Há quem veja um carro sujo como um simples descuido. Mas, na verdade, a camada de pó, as migalhas no tapete e os papéis esquecidos nas portas podem dizer muito mais sobre o estado emocional e mental de uma pessoa do que se imagina.
Por trás de cada tarefa adiada — seja organizar o armário, responder a um e-mail ou levar o carro à lavagem — existe uma teia complexa de prioridades, emoções e valores. A procrastinação raramente é preguiça. É, na maioria das vezes, um reflexo das batalhas internas entre o que sentimos, o que valorizamos e o que nos exigimos.
Porque é que deixamos o carro sujo?
Limpar o carro é uma daquelas tarefas que não parece urgente, mas que inevitavelmente carrega um peso simbólico. Não se trata apenas de higiene ou aparência — trata-se de controlo, rotina e autocuidado.
Quando essa simples tarefa é adiada, o motivo raramente é falta de tempo. É falta de energia emocional para lidar com o desconforto que ela representa. De acordo com psicólogos citados pela IDA, muitas pessoas evitam tarefas rotineiras para escapar a emoções desconfortáveis, como tédio, frustração ou ansiedade.
O cérebro procura gratificação imediata — e, nesse contexto, ver mais um episódio de uma série ou rolar o ecrã do telemóvel parece muito mais atraente do que esfregar um volante.
Mas há outro fator mais subtil: a culpa. A cada vez que olhamos para o carro sujo e pensamos “devia limpá-lo”, reforçamos uma narrativa negativa sobre nós próprios — “sou desorganizado”, “sou preguiçoso”, “não tenho tempo para nada”. Este ciclo emocional desgasta e alimenta, paradoxalmente, ainda mais procrastinação.
O carro como metáfora da vida interior
Viver com um carro sujo pode ser, simbolicamente, o reflexo de um equilíbrio emocional em desequilíbrio. Não é a sujidade que incomoda, mas o que ela representa: uma parte da vida que está a ser negligenciada — não por desinteresse, mas por sobrecarga.
No entanto, é importante olhar para esta realidade com compaixão. Afinal, manter o carro limpo não é, para a maioria das pessoas, um valor essencial.
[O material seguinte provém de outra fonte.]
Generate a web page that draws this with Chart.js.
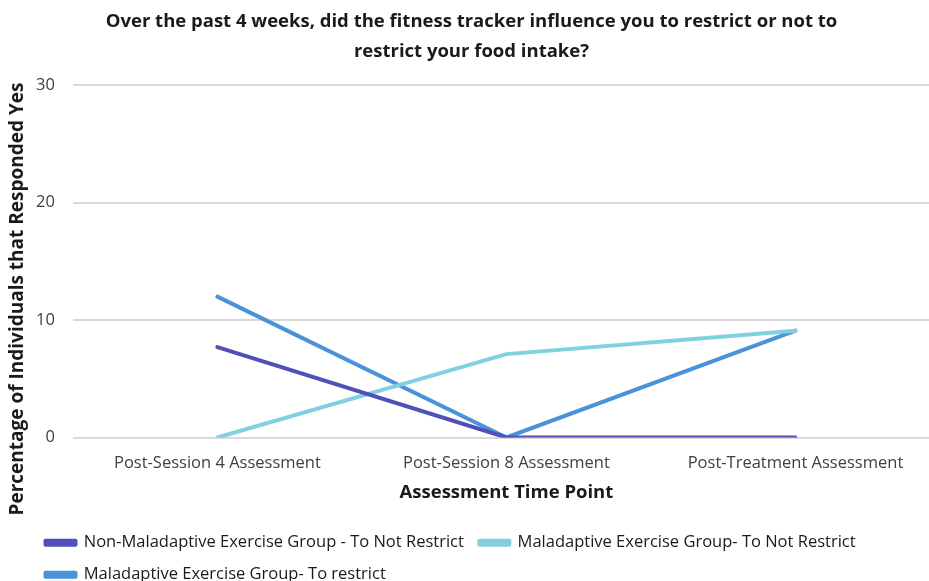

O que realmente conta é em que se escolhe investir o tempo e a energia.
- Se a escolha é passar o domingo a brincar com os filhos em vez de aspirar o carro, isso é coerência com os valores familiares.
- Se é dedicar o tempo livre à leitura, à criatividade ou ao descanso, então é um ato de priorização consciente.
O problema só surge quando o tempo é gasto a evitar o desconforto — em distrações vazias, que não trazem prazer nem realização. Nesse caso, a procrastinação deixa de ser um ato benigno e torna-se um bloqueio emocional.
Como quebrar o ciclo da procrastinação
Os especialistas em comportamento humano sublinham que a autoconsciência é o primeiro passo. Antes de agir, é preciso observar — o que se sente, o que se pensa e o que se tenta evitar.
Em vez de reagir com julgamento, o ideal é praticar a curiosidade emocional:
- “Porque é que esta tarefa me custa tanto?”
- “O que estou a tentar evitar sentir?”
- “Será que esta ação está alinhada com o que valorizo?”
Quando a decisão nasce dessa clareza, a ação deixa de ser uma obrigação e passa a ser um gesto de autenticidade.
E, por vezes, isso significa sim, dedicar dez minutos a limpar o carro — não por culpa, mas por escolha. Porque esse pequeno ato pode simbolizar algo maior: a reconciliação entre o que se sente e o que se decide fazer.
Um novo olhar sobre as pequenas tarefas
Manter o carro limpo não é um indicador de caráter, refere a RFM. Mas pode ser um reflexo do estado interno de equilíbrio e atenção. Viver conscientemente é perceber que cada escolha — até a mais banal — pode ser um espelho do que se valoriza.
Talvez o carro continue por limpar esta semana, e está tudo bem. O importante é que, quando chegar o momento certo, a decisão de o fazer venha de um lugar de calma e não de culpa.
Porque a verdadeira limpeza não é a do automóvel — é a da mente que aprende a escolher com intenção.